Social media has become a familiar communication tool for people today. In a 2019 internet user survey by Nasmedia, 80.6 percent of the 2000 respondents said they use social media. Even among the group aged 50 and over, three in four people — 75.7 percent, to be exact — use social media. So, an individual’s posts are becoming more influential. A celebrity who posted herself crying on Cy World, the first Korean social media, is still made fun of. I, too, posted pretentious writings on social media when I was younger. As I could not bear to re-read what I wrote, I made them private. Someone with a similar experience would laugh. But if that person becomes a senior government official, you can hardly laugh it off. It raises doubts about whether his or her words can be trusted. It is not illegal, but one can feel regretful.

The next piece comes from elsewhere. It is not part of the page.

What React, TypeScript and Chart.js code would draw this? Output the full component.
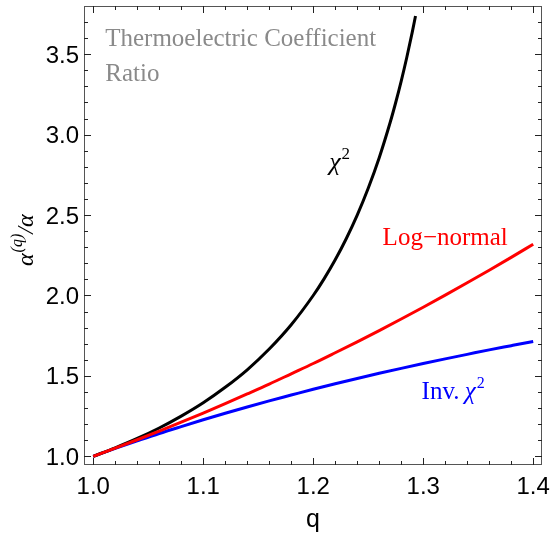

Controversial justice minister nominee Cho Kuk, former senior Blue House secretary for civil affairs and law professor, was a celebrity with 1 million followers who posted tweets critical of the establishment on Twitter. As he said at a press conference on Sept. 2, “Words that I said in the past are coming back to me.” Some young people like to play an interesting game of finding discrepancies in his words. On foreign minister nominee Yun Byung-se’s daughter receiving a need-based scholarship in 2013 in the conservative Park Geun-hye administration, Cho wrote, “I told my daughter in a private school not to apply for a scholarship.” When offices of former presidential secretary for political affairs Cho Yoon-sun and presidential secretary for civil affairs Woo Byung-woo were raided for search and seizure, he said, “Being a target of an investigation is in itself enough reason to resign.” In a hastily arranged press conference, Cho said he did not know about his daughter’s suspicious scholarship and that his office was not searched. He also said that even if he becomes a justice minister, he would not stop using social media.